▶ _SOURCE EXCERPT_
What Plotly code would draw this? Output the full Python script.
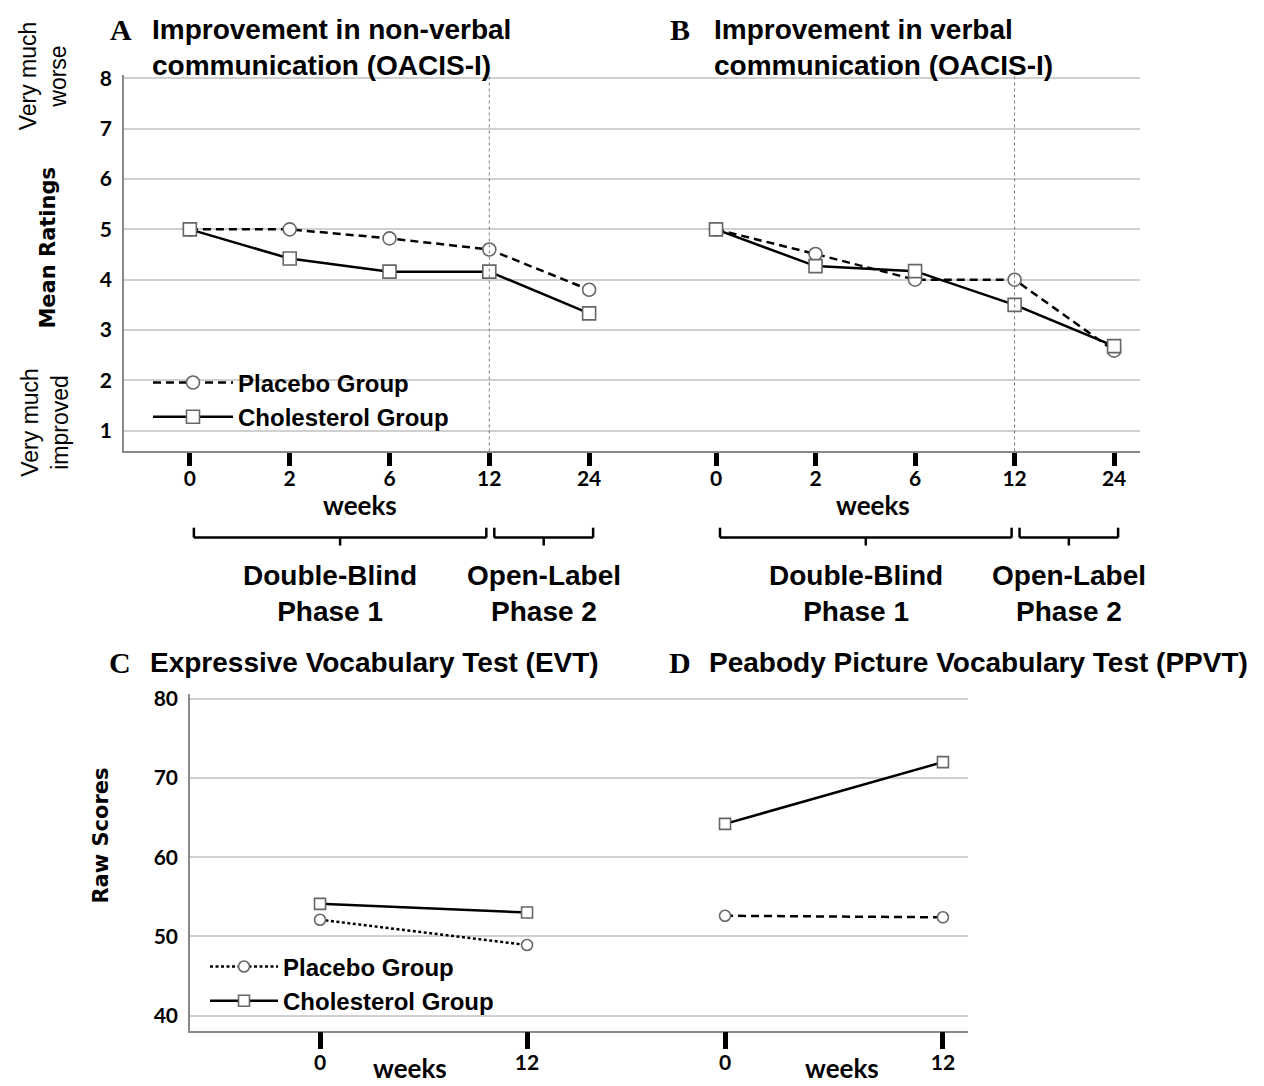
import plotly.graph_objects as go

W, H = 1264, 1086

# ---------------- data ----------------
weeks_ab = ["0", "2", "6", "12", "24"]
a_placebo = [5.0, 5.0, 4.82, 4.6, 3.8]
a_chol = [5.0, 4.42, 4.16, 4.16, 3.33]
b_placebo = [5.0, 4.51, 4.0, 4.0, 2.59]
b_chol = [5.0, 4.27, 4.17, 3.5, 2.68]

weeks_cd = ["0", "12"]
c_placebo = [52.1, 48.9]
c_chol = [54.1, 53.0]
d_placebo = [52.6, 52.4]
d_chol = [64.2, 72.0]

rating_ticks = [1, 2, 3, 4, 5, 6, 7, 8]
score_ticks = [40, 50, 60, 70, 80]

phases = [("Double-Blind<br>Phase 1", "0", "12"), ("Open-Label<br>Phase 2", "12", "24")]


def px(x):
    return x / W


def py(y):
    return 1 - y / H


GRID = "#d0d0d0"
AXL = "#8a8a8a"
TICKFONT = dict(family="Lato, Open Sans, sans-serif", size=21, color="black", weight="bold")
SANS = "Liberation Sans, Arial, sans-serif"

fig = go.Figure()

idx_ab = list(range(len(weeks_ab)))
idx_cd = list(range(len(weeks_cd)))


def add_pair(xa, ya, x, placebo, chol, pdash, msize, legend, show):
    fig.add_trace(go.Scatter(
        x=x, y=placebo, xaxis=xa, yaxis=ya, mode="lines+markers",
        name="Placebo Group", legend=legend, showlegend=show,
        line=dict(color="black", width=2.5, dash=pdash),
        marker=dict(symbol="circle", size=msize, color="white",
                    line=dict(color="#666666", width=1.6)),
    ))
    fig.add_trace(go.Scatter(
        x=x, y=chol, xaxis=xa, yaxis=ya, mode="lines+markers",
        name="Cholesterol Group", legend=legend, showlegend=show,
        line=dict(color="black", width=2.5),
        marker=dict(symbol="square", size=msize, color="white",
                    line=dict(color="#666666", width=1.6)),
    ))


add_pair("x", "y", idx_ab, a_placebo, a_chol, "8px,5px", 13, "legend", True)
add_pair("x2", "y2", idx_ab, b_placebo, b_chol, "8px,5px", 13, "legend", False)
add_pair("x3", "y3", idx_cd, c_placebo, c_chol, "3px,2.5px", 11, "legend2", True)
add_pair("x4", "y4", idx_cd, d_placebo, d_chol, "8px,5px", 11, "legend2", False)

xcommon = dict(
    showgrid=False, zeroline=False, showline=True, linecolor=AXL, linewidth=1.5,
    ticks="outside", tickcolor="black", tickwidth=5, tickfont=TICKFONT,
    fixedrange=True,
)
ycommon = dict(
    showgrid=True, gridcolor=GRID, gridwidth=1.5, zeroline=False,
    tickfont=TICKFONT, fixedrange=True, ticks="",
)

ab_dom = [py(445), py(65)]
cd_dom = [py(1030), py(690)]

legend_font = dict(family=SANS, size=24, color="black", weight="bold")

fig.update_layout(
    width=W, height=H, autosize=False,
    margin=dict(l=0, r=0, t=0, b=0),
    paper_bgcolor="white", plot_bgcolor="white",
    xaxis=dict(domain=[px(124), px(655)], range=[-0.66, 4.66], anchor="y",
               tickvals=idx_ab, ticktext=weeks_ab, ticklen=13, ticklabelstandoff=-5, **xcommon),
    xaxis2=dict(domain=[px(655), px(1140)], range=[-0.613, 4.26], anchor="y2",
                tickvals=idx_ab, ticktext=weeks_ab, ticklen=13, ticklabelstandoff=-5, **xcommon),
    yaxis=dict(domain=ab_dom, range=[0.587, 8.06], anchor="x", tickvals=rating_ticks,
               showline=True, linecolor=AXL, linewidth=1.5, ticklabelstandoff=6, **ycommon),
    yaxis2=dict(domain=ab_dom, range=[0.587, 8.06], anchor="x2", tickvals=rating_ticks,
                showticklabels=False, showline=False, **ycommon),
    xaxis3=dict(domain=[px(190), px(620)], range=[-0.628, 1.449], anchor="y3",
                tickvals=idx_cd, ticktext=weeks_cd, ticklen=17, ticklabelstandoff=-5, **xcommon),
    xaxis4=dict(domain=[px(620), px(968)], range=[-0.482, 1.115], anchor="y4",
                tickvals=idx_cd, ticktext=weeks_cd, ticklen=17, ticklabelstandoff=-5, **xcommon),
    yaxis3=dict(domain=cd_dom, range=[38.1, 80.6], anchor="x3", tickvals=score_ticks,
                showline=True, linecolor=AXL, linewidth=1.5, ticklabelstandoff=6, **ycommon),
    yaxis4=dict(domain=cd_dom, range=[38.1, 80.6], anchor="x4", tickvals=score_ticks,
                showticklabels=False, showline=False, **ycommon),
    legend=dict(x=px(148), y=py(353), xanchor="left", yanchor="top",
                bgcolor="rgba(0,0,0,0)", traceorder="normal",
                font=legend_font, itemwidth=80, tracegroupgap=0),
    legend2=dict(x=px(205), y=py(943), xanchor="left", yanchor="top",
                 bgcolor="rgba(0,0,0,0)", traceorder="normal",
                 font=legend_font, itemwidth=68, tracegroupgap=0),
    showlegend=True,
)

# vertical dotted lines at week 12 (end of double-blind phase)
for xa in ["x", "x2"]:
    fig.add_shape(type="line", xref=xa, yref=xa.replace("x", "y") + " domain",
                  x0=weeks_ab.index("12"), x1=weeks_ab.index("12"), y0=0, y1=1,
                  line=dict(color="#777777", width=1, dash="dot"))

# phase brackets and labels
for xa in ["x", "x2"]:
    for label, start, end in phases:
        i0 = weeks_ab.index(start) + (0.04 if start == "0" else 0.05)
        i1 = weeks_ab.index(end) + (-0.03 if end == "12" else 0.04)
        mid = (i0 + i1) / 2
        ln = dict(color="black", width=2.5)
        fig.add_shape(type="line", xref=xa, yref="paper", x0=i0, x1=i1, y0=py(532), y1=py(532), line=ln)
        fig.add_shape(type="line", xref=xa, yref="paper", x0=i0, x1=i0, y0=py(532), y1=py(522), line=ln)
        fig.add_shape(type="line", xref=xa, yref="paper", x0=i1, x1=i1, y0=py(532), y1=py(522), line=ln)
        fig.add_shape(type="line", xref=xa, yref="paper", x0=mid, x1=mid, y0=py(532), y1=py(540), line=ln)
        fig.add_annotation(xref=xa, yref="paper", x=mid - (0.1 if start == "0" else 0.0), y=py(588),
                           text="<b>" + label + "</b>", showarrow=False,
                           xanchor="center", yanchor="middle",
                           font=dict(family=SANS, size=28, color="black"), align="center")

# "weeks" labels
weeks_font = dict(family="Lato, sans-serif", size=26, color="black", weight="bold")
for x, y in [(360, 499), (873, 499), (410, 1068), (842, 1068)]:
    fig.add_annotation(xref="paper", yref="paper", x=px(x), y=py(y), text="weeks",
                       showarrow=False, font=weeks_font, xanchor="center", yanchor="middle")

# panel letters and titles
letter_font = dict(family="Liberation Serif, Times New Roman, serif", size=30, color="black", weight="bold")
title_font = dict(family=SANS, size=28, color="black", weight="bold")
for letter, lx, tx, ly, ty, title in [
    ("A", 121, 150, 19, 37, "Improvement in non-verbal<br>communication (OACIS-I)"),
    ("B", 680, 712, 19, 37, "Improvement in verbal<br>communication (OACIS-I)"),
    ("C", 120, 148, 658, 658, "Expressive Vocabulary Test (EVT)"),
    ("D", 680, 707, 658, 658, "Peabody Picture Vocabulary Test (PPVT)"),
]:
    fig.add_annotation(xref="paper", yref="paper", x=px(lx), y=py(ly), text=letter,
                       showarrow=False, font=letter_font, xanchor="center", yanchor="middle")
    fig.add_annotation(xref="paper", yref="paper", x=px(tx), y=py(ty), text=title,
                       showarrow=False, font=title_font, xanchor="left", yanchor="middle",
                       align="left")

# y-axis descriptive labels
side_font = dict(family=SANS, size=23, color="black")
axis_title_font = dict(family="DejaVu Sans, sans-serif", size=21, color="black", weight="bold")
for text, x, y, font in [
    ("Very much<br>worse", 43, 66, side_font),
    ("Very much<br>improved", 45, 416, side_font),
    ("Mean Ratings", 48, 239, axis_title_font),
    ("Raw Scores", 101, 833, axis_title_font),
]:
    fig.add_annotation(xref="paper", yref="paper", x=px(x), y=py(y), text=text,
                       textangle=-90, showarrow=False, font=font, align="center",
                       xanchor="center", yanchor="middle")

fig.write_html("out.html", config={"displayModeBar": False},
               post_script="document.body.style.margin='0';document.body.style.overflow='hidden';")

▶ _REQUIRED WORK_
Repeat only what lies between the start of the data and the end of the line containing "b_chol = [5.0, 4.27, 4.17, 3.5, 2.68]", exactly, with pictures left out.

▶ _EXERCISE RESPONSE_
What Plotly code would draw this? Output the full Python script.
import plotly.graph_objects as go

W, H = 1264, 1086

# ---------------- data ----------------
weeks_ab = ["0", "2", "6", "12", "24"]
a_placebo = [5.0, 5.0, 4.82, 4.6, 3.8]
a_chol = [5.0, 4.42, 4.16, 4.16, 3.33]
b_placebo = [5.0, 4.51, 4.0, 4.0, 2.59]
b_chol = [5.0, 4.27, 4.17, 3.5, 2.68]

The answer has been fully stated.